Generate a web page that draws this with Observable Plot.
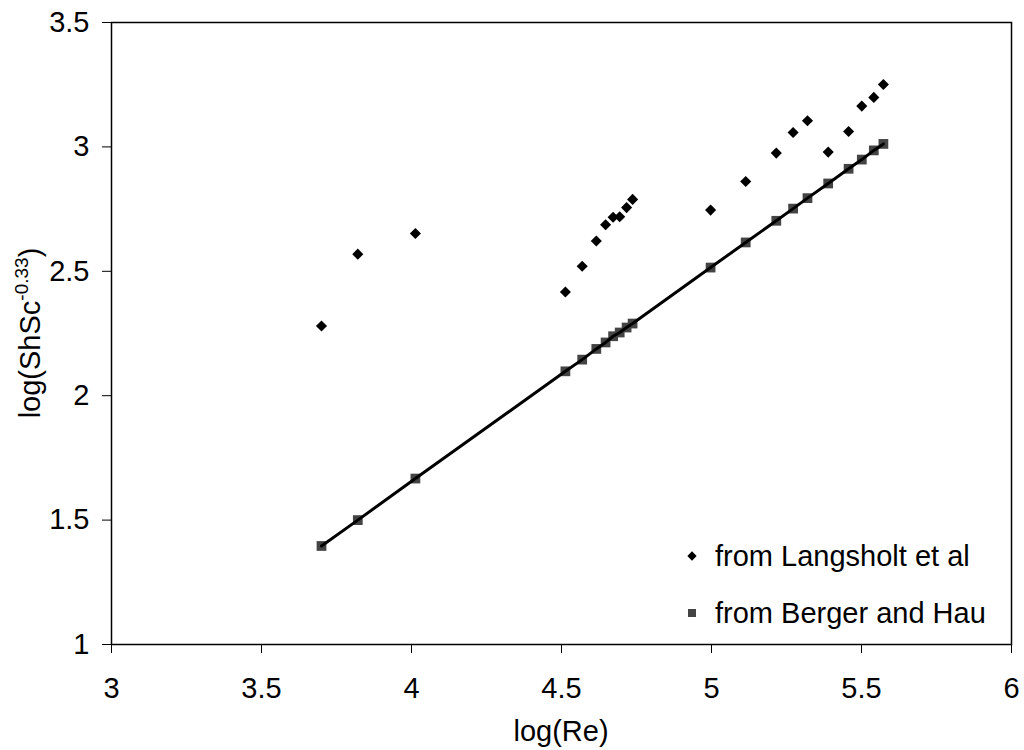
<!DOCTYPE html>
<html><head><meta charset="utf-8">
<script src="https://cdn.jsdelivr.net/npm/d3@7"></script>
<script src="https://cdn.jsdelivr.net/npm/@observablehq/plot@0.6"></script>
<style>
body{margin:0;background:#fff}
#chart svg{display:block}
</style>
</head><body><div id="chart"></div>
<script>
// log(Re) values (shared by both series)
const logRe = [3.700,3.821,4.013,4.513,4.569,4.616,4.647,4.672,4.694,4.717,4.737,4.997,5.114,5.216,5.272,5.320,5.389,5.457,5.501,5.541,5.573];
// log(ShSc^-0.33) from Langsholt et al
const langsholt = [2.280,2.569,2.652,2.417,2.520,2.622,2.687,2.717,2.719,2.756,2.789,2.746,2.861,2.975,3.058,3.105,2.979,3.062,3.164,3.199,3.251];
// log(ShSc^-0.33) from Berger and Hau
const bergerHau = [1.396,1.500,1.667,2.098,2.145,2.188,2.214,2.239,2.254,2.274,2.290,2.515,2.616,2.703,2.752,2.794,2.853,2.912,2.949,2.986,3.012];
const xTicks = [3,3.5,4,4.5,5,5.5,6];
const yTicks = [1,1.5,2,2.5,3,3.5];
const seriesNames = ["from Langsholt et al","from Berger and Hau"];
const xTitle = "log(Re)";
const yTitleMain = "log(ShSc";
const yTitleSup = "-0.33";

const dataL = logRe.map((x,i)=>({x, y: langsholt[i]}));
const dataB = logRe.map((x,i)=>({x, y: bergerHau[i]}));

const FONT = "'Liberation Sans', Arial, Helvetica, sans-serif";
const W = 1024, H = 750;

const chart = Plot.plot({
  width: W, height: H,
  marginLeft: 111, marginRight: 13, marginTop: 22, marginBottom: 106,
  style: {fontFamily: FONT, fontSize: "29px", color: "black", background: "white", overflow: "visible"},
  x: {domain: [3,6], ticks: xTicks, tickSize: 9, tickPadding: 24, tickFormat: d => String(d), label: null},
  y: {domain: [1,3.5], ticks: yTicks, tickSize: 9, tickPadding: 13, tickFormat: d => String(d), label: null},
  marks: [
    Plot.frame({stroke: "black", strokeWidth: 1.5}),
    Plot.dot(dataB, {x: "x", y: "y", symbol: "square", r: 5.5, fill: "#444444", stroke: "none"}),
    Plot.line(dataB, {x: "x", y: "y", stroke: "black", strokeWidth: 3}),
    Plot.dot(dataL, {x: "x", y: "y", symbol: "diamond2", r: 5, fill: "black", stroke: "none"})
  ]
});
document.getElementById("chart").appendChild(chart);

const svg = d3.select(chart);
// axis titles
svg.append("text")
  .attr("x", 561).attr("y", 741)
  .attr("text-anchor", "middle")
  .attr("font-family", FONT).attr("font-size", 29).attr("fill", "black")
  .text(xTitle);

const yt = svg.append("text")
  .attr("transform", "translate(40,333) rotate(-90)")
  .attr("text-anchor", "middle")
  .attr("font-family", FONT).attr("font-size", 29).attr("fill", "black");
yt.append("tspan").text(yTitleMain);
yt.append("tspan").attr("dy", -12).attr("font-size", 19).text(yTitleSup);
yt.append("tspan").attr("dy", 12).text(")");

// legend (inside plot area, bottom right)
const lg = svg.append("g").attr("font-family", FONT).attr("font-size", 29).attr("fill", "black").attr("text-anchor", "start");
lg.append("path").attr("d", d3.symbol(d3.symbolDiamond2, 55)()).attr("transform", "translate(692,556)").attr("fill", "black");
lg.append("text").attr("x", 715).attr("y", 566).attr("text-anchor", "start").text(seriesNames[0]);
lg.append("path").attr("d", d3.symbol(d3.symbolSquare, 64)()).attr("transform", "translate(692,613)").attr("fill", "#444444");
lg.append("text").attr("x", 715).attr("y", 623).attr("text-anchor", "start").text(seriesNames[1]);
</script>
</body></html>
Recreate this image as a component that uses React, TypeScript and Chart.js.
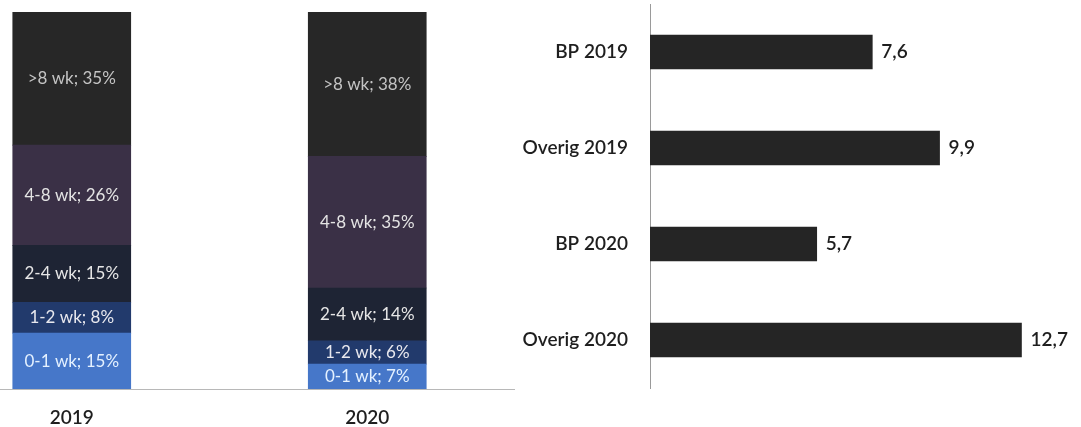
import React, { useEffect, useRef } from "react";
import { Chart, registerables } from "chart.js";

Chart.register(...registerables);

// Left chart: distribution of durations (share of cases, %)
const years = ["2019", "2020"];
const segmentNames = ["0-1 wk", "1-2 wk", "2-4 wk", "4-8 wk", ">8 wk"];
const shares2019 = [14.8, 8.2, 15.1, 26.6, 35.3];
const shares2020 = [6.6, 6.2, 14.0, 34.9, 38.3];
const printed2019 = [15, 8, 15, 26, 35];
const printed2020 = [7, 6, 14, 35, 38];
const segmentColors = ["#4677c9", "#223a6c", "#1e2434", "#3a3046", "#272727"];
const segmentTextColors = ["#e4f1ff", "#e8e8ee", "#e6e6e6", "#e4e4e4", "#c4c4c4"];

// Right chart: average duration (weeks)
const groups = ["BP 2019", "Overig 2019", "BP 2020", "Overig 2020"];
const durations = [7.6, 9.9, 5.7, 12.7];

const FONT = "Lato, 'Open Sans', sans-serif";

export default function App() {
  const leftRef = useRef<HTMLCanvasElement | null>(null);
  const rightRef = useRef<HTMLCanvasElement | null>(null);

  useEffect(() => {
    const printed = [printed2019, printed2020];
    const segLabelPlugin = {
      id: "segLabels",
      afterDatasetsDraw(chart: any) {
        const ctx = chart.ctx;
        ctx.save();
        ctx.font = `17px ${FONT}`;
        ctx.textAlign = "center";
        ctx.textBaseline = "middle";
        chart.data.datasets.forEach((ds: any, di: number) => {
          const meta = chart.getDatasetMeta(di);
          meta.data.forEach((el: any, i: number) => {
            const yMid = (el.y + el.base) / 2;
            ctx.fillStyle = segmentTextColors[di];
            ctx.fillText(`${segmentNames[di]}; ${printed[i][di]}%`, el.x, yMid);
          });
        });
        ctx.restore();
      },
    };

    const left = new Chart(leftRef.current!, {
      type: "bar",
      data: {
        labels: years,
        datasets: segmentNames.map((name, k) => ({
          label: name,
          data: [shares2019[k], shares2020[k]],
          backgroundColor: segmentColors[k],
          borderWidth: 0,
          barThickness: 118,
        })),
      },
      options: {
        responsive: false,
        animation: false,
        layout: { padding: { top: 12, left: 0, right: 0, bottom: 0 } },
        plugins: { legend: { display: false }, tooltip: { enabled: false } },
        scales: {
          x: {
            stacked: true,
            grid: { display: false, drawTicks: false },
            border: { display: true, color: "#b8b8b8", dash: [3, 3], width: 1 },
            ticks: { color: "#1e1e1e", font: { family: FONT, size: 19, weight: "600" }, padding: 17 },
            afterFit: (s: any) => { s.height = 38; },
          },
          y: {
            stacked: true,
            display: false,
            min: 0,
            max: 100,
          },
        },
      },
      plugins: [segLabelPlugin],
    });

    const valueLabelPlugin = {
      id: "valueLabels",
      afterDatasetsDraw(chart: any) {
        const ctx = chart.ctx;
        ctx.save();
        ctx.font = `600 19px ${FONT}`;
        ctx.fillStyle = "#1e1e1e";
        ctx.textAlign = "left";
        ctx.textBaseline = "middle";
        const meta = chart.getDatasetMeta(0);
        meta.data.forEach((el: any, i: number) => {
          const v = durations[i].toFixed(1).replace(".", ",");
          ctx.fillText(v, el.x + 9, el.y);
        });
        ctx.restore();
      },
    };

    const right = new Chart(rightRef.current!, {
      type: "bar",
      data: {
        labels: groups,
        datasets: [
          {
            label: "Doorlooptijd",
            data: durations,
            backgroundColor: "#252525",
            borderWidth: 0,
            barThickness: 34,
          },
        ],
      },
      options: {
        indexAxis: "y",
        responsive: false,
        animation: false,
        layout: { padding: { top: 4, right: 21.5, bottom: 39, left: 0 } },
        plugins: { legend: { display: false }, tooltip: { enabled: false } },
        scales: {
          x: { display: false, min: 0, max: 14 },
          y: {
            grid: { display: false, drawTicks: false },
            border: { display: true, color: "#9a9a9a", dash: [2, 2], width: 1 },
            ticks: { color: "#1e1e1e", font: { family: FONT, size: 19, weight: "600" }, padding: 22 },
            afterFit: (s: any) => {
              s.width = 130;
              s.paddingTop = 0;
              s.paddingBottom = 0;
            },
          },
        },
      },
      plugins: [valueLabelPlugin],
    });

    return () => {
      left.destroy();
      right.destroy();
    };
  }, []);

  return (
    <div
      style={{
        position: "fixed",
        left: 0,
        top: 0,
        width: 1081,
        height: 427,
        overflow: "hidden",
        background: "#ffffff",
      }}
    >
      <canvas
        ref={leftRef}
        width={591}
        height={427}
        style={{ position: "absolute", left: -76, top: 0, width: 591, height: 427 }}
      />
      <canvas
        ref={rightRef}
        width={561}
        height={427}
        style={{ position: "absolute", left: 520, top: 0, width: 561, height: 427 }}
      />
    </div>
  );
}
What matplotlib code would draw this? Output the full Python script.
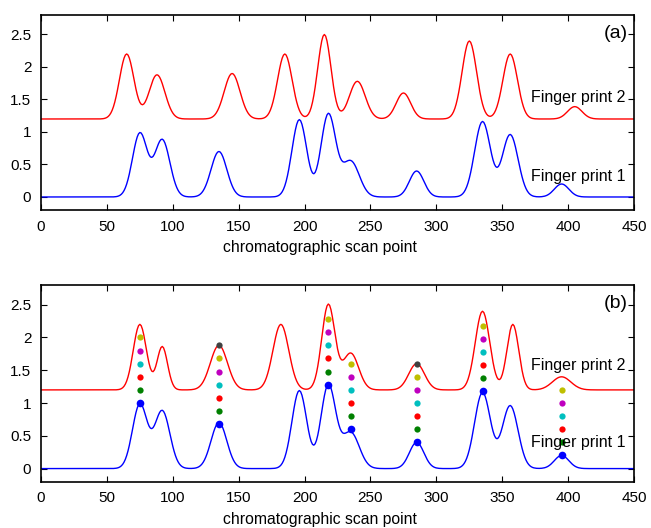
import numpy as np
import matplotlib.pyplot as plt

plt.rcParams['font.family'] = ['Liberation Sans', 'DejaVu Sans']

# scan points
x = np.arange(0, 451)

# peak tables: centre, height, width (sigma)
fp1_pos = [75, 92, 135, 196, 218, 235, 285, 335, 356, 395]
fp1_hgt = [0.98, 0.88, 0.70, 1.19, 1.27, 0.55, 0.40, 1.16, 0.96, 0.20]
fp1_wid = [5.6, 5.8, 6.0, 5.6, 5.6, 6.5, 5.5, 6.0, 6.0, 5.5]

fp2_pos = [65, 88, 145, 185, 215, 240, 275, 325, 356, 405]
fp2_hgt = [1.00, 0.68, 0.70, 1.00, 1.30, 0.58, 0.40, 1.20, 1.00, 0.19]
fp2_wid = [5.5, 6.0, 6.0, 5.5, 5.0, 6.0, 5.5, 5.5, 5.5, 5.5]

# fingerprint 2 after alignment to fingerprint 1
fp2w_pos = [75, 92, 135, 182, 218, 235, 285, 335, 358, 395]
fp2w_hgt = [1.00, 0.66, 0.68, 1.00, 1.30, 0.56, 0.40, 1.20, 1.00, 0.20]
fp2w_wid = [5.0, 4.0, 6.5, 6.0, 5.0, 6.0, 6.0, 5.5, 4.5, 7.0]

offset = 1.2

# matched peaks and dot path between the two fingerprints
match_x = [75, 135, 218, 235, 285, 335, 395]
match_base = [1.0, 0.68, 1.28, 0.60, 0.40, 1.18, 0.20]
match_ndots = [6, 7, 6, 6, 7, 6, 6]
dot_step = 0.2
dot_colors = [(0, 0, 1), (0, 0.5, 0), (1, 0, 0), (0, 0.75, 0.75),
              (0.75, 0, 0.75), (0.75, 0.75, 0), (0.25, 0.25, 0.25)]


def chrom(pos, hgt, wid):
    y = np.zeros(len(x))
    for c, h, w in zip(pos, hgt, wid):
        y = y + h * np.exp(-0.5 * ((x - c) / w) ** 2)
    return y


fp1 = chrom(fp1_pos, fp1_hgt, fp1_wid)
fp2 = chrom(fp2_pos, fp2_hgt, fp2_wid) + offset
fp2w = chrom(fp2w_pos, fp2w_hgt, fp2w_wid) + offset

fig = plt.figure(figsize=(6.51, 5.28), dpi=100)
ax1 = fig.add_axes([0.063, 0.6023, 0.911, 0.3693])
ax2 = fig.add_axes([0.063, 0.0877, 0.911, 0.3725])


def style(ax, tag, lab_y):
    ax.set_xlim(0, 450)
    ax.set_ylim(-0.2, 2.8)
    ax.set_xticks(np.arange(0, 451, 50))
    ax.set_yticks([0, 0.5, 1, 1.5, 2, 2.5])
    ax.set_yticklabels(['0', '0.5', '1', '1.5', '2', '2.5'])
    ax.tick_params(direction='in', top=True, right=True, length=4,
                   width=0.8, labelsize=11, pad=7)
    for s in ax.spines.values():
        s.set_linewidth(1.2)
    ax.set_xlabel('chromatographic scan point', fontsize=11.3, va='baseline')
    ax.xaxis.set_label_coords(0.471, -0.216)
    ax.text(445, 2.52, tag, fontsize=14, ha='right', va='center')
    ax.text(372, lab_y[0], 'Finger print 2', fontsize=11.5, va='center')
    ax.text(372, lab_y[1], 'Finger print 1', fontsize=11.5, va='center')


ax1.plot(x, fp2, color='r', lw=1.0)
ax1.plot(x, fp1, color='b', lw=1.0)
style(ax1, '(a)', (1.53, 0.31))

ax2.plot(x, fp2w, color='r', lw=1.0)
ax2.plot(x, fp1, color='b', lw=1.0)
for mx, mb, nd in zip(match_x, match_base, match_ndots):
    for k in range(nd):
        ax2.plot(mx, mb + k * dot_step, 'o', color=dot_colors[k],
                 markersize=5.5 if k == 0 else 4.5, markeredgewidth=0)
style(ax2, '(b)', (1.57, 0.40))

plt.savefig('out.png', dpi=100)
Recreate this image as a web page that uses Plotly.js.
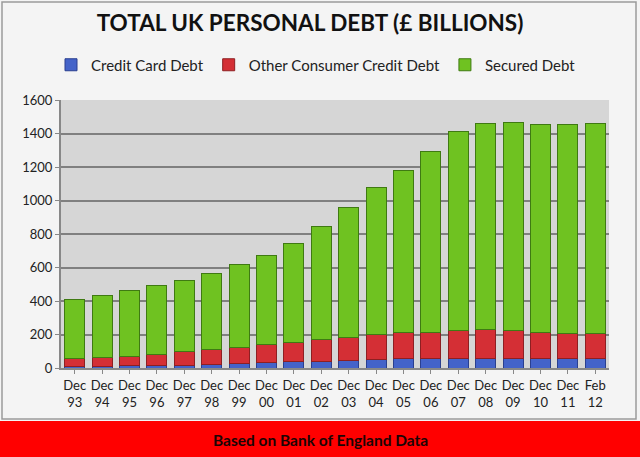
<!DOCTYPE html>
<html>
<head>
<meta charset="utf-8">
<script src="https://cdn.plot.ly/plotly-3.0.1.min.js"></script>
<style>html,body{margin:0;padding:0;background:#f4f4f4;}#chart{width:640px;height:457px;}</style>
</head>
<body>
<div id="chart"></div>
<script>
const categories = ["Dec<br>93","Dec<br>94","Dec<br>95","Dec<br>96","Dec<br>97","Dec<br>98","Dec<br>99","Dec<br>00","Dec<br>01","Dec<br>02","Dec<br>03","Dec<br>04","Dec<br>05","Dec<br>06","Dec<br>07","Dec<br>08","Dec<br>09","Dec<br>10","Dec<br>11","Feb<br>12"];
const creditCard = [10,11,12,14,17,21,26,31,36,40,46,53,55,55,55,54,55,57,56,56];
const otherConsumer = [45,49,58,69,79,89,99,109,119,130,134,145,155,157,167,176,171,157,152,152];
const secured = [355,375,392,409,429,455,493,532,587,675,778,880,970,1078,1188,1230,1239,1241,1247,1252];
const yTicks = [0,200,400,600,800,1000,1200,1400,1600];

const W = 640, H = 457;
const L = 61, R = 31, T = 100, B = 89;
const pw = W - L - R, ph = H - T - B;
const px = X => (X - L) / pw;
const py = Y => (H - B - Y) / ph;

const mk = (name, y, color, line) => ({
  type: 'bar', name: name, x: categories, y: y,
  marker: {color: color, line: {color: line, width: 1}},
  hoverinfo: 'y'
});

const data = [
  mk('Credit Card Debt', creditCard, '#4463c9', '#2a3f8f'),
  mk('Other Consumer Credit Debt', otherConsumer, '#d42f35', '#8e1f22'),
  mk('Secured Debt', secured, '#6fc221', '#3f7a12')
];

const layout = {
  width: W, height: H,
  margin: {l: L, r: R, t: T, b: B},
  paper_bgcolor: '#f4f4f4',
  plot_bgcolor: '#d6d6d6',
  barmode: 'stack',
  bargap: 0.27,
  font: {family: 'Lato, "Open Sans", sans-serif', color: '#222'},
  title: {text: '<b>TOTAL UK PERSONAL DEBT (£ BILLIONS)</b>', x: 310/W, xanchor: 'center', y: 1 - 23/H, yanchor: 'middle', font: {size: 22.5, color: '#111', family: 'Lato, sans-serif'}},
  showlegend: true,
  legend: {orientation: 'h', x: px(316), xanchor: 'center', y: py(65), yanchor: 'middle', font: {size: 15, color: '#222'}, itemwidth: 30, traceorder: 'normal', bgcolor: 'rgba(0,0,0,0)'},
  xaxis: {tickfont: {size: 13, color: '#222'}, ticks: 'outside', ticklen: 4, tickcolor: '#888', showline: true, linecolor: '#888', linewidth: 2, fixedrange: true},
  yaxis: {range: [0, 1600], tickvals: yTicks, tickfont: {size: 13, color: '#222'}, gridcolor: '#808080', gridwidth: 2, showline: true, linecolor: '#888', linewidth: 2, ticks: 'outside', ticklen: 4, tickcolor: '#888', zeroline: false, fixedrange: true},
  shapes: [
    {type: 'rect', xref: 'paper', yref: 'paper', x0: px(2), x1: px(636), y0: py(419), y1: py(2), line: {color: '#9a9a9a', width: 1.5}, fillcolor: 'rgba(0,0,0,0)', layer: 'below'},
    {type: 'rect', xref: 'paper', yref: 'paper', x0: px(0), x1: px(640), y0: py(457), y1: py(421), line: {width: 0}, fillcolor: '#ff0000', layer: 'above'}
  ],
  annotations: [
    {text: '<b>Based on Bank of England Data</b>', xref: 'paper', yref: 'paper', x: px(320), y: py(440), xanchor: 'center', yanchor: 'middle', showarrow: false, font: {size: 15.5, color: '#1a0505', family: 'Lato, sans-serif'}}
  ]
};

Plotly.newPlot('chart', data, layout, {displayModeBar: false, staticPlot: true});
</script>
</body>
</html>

◆ **Instructions for the task**
Set down, without pictures, the lines between the line holding "What matplotlib code" and the line holding "ax2 = fig.add_axes([0.063, 0.0877, 0.911, 0.3725])", both inclusive.

◆ **Result**
What matplotlib code would draw this? Output the full Python script.
import numpy as np
import matplotlib.pyplot as plt

plt.rcParams['font.family'] = ['Liberation Sans', 'DejaVu Sans']

# scan points
x = np.arange(0, 451)

# peak tables: centre, height, width (sigma)
fp1_pos = [75, 92, 135, 196, 218, 235, 285, 335, 356, 395]
fp1_hgt = [0.98, 0.88, 0.70, 1.19, 1.27, 0.55, 0.40, 1.16, 0.96, 0.20]
fp1_wid = [5.6, 5.8, 6.0, 5.6, 5.6, 6.5, 5.5, 6.0, 6.0, 5.5]

fp2_pos = [65, 88, 145, 185, 215, 240, 275, 325, 356, 405]
fp2_hgt = [1.00, 0.68, 0.70, 1.00, 1.30, 0.58, 0.40, 1.20, 1.00, 0.19]
fp2_wid = [5.5, 6.0, 6.0, 5.5, 5.0, 6.0, 5.5, 5.5, 5.5, 5.5]

# fingerprint 2 after alignment to fingerprint 1
fp2w_pos = [75, 92, 135, 182, 218, 235, 285, 335, 358, 395]
fp2w_hgt = [1.00, 0.66, 0.68, 1.00, 1.30, 0.56, 0.40, 1.20, 1.00, 0.20]
fp2w_wid = [5.0, 4.0, 6.5, 6.0, 5.0, 6.0, 6.0, 5.5, 4.5, 7.0]

offset = 1.2

# matched peaks and dot path between the two fingerprints
match_x = [75, 135, 218, 235, 285, 335, 395]
match_base = [1.0, 0.68, 1.28, 0.60, 0.40, 1.18, 0.20]
match_ndots = [6, 7, 6, 6, 7, 6, 6]
dot_step = 0.2
dot_colors = [(0, 0, 1), (0, 0.5, 0), (1, 0, 0), (0, 0.75, 0.75),
              (0.75, 0, 0.75), (0.75, 0.75, 0), (0.25, 0.25, 0.25)]


def chrom(pos, hgt, wid):
    y = np.zeros(len(x))
    for c, h, w in zip(pos, hgt, wid):
        y = y + h * np.exp(-0.5 * ((x - c) / w) ** 2)
    return y


fp1 = chrom(fp1_pos, fp1_hgt, fp1_wid)
fp2 = chrom(fp2_pos, fp2_hgt, fp2_wid) + offset
fp2w = chrom(fp2w_pos, fp2w_hgt, fp2w_wid) + offset

fig = plt.figure(figsize=(6.51, 5.28), dpi=100)
ax1 = fig.add_axes([0.063, 0.6023, 0.911, 0.3693])
ax2 = fig.add_axes([0.063, 0.0877, 0.911, 0.3725])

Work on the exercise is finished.